When times are tough, it’s time to examine the choices you make about the financial resources you have available to you. Here are 5 tips to help you ride out the recession a little easier.
1. Compare rates for everything.
In a recession, you need to examine where your money is going. Get out your bills for services that you are paying for, including phone, cable, electricity, gas, and car insurance, and contact other companies for quotes. See if you are getting the best possible rates from the companies you are currently dealing with.
You will also want to consider the features you are currently paying for from your phone and cable providers and whether these are things you really need. If you don’t really need Call Display and other “extras,” cancel them. Paying for premium cable channels only makes sense if you are watching them regularly, and these can also be considered “frills” that you can do without.
2. Take your lunch to work with you.
Going out to eat at lunch time adds up in a hurry. If you were to track how much you are spending in restaurants during the work day for a month, the figure may surprise you.
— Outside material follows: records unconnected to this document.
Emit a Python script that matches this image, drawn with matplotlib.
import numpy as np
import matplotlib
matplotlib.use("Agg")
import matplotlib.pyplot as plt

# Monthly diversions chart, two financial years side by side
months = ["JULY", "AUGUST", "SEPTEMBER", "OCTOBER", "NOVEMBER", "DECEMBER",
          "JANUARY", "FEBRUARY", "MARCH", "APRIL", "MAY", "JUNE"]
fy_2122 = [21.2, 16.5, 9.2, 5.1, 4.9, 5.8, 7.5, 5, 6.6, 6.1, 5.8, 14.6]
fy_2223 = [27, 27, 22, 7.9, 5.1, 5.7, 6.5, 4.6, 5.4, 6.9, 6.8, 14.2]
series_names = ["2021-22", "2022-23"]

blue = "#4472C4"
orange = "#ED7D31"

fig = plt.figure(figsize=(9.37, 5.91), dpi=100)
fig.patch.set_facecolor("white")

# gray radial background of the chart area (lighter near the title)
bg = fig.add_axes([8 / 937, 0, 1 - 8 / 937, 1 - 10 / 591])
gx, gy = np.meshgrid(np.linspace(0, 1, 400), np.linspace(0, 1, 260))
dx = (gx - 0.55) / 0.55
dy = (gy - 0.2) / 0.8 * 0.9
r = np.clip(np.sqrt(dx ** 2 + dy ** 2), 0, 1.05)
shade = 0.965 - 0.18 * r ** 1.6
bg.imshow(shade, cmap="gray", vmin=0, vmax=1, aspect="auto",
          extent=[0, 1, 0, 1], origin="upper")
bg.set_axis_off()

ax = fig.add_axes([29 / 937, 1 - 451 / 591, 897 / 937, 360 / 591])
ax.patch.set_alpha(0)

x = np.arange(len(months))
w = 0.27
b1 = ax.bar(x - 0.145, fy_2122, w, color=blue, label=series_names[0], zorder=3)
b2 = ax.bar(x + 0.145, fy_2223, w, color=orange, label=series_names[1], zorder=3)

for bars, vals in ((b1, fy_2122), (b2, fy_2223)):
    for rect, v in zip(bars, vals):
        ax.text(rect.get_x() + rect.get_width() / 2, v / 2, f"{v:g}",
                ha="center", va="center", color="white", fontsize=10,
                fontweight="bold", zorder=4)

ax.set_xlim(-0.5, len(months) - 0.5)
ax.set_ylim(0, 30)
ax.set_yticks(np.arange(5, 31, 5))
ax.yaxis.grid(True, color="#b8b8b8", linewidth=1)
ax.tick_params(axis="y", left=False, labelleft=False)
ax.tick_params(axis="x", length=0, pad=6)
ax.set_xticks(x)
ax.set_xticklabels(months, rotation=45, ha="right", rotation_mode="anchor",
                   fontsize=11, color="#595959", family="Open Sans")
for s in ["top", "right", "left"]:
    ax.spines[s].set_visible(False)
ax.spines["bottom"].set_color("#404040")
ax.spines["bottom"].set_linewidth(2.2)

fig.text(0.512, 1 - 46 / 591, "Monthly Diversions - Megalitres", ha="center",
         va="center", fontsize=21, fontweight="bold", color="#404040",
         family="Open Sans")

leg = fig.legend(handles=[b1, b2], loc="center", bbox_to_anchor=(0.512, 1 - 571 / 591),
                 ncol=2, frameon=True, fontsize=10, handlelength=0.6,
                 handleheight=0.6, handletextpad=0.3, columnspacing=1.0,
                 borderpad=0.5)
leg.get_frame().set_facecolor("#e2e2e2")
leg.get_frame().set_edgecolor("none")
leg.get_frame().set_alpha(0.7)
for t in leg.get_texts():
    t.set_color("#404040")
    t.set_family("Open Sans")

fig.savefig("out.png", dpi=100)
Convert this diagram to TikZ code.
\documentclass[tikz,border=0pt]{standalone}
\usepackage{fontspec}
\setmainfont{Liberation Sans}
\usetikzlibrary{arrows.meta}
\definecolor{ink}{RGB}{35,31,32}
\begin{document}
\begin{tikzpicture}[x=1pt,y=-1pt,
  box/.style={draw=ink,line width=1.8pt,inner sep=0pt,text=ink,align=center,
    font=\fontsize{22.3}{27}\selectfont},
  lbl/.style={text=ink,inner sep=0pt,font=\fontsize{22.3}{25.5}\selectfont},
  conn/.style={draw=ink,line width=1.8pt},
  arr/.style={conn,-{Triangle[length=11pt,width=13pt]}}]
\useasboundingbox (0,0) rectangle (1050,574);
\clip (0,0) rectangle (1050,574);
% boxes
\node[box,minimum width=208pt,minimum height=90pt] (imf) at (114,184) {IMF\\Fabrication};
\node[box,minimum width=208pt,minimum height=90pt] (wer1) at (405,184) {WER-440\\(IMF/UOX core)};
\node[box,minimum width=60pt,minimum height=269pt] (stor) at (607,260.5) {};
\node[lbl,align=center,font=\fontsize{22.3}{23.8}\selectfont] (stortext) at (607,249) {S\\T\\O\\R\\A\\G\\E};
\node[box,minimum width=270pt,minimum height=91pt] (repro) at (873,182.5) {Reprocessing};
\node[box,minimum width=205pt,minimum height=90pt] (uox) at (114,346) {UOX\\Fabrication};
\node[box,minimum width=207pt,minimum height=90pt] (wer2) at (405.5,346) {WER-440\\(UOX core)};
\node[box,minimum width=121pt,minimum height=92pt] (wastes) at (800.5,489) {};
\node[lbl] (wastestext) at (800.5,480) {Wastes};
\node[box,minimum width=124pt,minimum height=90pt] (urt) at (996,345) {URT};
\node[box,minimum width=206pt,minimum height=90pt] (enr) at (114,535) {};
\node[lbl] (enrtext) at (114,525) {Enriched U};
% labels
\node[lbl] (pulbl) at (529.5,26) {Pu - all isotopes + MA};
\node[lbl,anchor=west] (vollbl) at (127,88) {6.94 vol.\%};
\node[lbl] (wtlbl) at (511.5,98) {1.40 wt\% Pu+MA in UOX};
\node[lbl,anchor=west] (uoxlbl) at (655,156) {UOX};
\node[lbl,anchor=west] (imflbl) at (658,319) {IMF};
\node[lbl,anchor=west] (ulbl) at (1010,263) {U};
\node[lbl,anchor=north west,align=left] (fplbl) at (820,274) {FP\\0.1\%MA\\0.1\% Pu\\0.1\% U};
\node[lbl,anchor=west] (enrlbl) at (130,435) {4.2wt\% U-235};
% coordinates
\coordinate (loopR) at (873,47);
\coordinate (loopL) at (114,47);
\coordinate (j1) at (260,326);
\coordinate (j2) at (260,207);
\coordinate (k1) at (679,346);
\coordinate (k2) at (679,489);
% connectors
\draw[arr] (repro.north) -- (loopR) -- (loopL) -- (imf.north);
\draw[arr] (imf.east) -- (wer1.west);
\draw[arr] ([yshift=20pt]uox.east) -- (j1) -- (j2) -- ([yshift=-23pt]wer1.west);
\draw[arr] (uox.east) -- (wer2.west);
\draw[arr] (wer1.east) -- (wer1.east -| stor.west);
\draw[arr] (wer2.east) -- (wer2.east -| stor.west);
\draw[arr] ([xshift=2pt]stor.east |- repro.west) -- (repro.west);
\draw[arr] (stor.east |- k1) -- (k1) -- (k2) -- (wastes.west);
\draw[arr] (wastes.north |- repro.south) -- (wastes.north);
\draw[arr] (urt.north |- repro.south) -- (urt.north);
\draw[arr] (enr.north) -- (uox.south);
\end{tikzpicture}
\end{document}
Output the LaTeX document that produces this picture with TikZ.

Not only is brown bagging your lunch cheaper, it’s a healthier choice, since you can choose foods that are higher in fiber and lower in fat than restaurant offerings. Bringing your own lunch also lets you avoid the large portions that many eateries are famous for giving their patrons.
3. Approach your employer about telecommuting.
If your job involves duties that can be done off site, prepare a pitch to your employer to allow you to work from home, at least part of the time. Start off by pointing out the benefits the employer will get from the arrangement, such as lower operating costs and higher productivity due to fewer interruptions. Ask if you can start working from home one day a week on a trial basis for a few months to see if the arrangement is working out well for both parties. Working from home means less time spent commuting to and from work, as well as lower fuel costs.
4. Drive your vehicle less often.
Consider taking public transit to and from work to save on the price of gas, as well as wear and tear on your vehicle. Another option is to arrange a car pool with people who work with or near you. When you reduce the number of miles you put on your vehicle each year, you may qualify for a reduction in your car insurance rates. Check with your insurance company or agent to find out whether you can get a discount.
5. Look at upgrading your skills through continuing your education.
If you are concerned about your current job or your prospects for finding another one if you get laid off, consider taking courses to further your education. You may want to focus on something related to your current position or start preparing for your next career move. Not being able to physically go to a classroom doesn’t have to be a barrier to getting the education you want. Many schools offer online courses that you can complete on your own schedule.